In the US the year is ending with a complicated row between the state of Maryland and publishers over the licensing of ebooks to libraries. Maryland has passed a law that requires publishers – both in the US and abroad – to make their books available to the state’s libraries at “reasonable terms” set by the state.
It is the dictating of the terms that has upset the publishing community and has united various bodies in opposition, among them the Association of American Publishers and the International Publishers Association (IPA).
The IPA says: “[We] support the Association of American Publishers’ (AAP) lawsuit challenging as unconstitutional a State of Maryland law that would impose fundamental limitations on the exercise of exclusive rights. The legislation would establish an obligation to license under terms and conditions mandated by the State, thereby impairing publishers’ contractual freedom, and undermining the international legal framework as set out in the Berne Convention and in the WIPO Copyright Treaty, to which the United States is a Contracting Party.”

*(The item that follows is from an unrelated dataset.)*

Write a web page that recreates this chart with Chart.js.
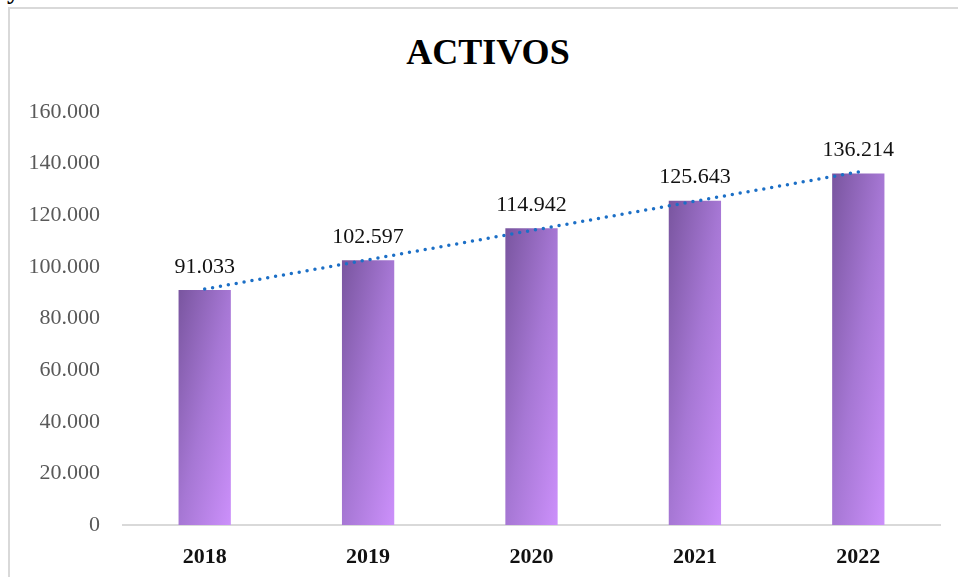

The IPA’s Secretary General, José Borghino, said: “We are outraged that one US state has enacted legislation that not only undermines its own publishers and authors, but also publishers and authors from across the country and around the world. Treaty obligations clearly prevent this aggression.”
The Maryland law was passed last summer despite strong evidence-based objections from the AAP and the US Authors Guild and is currently set to go into effect in January 2022.